* RECORDED DATA
====

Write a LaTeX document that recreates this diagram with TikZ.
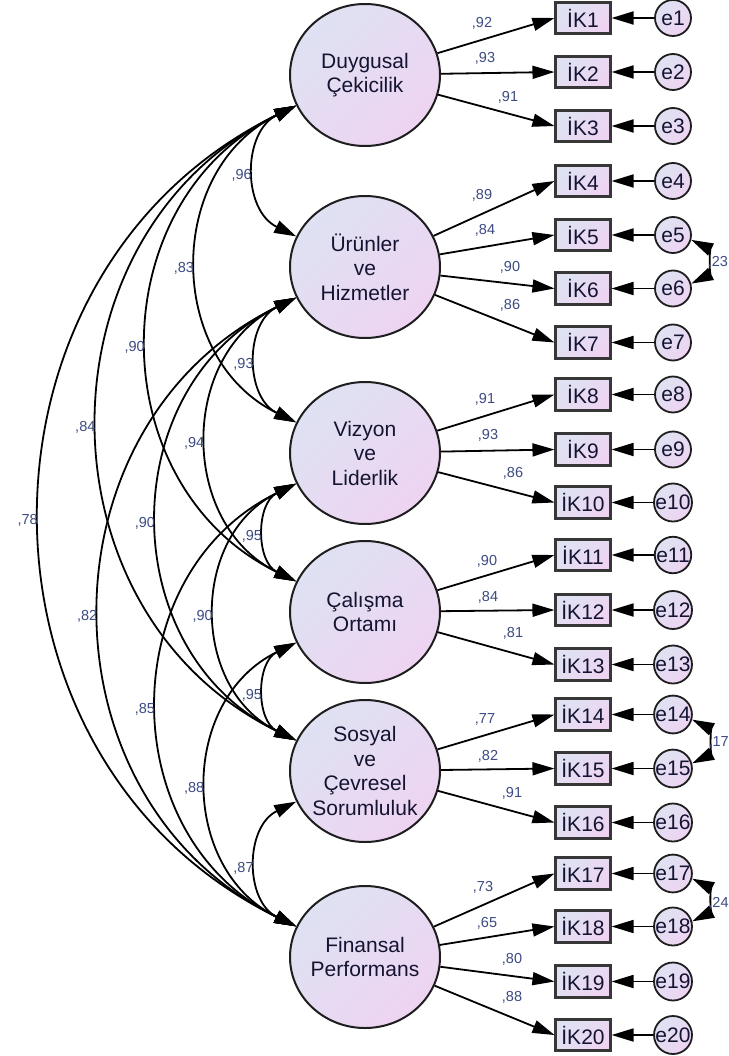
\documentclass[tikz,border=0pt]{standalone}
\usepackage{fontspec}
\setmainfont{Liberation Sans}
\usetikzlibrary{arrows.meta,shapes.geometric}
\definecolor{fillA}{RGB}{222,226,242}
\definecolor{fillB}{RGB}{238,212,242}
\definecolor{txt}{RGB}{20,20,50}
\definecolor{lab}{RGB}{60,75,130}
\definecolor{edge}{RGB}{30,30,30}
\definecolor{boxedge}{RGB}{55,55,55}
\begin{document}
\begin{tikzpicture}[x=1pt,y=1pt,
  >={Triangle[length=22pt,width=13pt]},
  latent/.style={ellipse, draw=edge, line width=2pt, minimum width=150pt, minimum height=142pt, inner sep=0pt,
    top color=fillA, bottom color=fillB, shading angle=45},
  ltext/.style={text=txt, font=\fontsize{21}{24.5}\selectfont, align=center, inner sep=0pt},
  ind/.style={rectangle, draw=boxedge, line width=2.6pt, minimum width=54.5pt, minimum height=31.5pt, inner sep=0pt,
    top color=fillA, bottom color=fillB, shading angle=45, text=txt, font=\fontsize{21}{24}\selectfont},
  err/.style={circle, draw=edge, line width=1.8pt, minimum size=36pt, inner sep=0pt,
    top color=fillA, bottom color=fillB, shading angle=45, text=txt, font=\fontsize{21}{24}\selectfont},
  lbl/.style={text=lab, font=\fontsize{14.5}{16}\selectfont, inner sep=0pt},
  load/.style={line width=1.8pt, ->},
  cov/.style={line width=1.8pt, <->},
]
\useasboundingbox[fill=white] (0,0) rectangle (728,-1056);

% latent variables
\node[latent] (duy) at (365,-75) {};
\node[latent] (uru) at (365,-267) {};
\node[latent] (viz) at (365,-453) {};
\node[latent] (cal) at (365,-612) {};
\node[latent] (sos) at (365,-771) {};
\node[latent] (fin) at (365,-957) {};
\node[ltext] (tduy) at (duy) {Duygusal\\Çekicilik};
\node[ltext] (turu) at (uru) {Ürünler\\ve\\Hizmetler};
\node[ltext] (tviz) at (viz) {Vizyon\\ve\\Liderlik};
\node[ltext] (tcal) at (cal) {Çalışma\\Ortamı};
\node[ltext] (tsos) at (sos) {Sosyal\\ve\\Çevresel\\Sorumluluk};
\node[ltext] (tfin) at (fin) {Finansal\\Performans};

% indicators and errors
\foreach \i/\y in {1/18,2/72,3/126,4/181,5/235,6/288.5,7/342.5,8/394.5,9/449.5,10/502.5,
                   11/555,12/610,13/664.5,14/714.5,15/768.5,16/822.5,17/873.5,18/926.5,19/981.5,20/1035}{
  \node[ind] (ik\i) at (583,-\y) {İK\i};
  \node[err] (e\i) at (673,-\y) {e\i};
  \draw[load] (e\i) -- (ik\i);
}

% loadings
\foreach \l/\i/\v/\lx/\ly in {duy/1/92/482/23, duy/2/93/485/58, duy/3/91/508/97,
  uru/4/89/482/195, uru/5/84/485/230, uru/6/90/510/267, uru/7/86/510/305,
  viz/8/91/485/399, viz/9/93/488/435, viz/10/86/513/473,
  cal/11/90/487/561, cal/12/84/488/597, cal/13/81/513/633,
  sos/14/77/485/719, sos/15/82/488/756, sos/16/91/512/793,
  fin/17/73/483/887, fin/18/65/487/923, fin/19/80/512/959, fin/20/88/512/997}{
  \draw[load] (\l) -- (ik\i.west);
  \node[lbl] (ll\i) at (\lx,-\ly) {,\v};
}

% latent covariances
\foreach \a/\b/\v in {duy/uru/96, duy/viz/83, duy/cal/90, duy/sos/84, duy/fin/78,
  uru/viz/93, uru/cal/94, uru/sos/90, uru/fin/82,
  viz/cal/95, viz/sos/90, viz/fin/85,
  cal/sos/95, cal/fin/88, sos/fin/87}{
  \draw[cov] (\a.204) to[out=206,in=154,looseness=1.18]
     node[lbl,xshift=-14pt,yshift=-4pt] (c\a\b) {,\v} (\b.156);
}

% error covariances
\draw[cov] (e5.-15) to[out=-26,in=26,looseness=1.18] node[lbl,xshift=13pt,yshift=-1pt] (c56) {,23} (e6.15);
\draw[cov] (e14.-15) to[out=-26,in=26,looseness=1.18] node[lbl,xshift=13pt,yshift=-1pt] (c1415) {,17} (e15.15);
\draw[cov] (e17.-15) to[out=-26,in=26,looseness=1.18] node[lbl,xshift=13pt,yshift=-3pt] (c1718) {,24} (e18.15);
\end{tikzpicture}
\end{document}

====

* GIVEN REQUEST
From the first line of the listing above, repeat every line through the one holding "(0,0) rectangle (728,-1056);". Both ends count, and pictures stay out.

* THE REPLY
Write a LaTeX document that recreates this diagram with TikZ.
\documentclass[tikz,border=0pt]{standalone}
\usepackage{fontspec}
\setmainfont{Liberation Sans}
\usetikzlibrary{arrows.meta,shapes.geometric}
\definecolor{fillA}{RGB}{222,226,242}
\definecolor{fillB}{RGB}{238,212,242}
\definecolor{txt}{RGB}{20,20,50}
\definecolor{lab}{RGB}{60,75,130}
\definecolor{edge}{RGB}{30,30,30}
\definecolor{boxedge}{RGB}{55,55,55}
\begin{document}
\begin{tikzpicture}[x=1pt,y=1pt,
  >={Triangle[length=22pt,width=13pt]},
  latent/.style={ellipse, draw=edge, line width=2pt, minimum width=150pt, minimum height=142pt, inner sep=0pt,
    top color=fillA, bottom color=fillB, shading angle=45},
  ltext/.style={text=txt, font=\fontsize{21}{24.5}\selectfont, align=center, inner sep=0pt},
  ind/.style={rectangle, draw=boxedge, line width=2.6pt, minimum width=54.5pt, minimum height=31.5pt, inner sep=0pt,
    top color=fillA, bottom color=fillB, shading angle=45, text=txt, font=\fontsize{21}{24}\selectfont},
  err/.style={circle, draw=edge, line width=1.8pt, minimum size=36pt, inner sep=0pt,
    top color=fillA, bottom color=fillB, shading angle=45, text=txt, font=\fontsize{21}{24}\selectfont},
  lbl/.style={text=lab, font=\fontsize{14.5}{16}\selectfont, inner sep=0pt},
  load/.style={line width=1.8pt, ->},
  cov/.style={line width=1.8pt, <->},
]
\useasboundingbox[fill=white] (0,0) rectangle (728,-1056);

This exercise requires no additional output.